VI. Plain Language Summary of this Order for a Pro Se Litigant
The court is not requiring the government to respond to your petition because it does not state a claim for relief. You cannot challenge your conviction through a § 2241 petition and you have not shown that you did not have an opportunity to raise your actual innocence claim on appeal or in a § 2255 motion.
Accordingly, IT IS HEREBY RECOMMENDED that the petition be dismissed for lack of jurisdiction.
These findings and recommendations are submitted to the United States District Judge assigned to the case, pursuant to the provisions of 28 U.S.C. § 636(b)(1). Within twenty-one days after being served with these findings and recommendations, petitioner may file written objections with the court. Such a document should be captioned “Objections to Magistrate Judge's Findings and Recommendations.” Petitioner is advised that failure to file objections within the specified time may waive the right to appeal the District Court's order. Martinez v. Ylst, 951 F.2d 1153 (9th Cir. 1991).

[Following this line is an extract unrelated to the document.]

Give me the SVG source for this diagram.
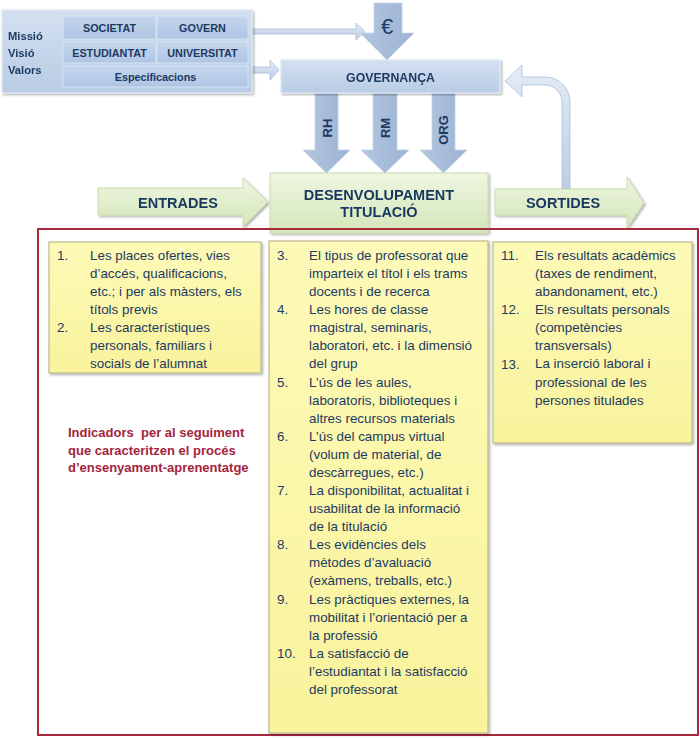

If petitioner files objections, he may also address whether a certificate of appealability should issue and, if so, why and as to which issues. Pursuant to Rule 11 of the Federal Rules Governing Section 2254 Cases, this court must issue or deny a certificate of appealability when it enters a final order adverse to the applicant. A certificate of appealability may issue only “if the applicant has made a substantial showing of the denial of a constitutional right.” 28 U.S.C. § 2253(c)(2).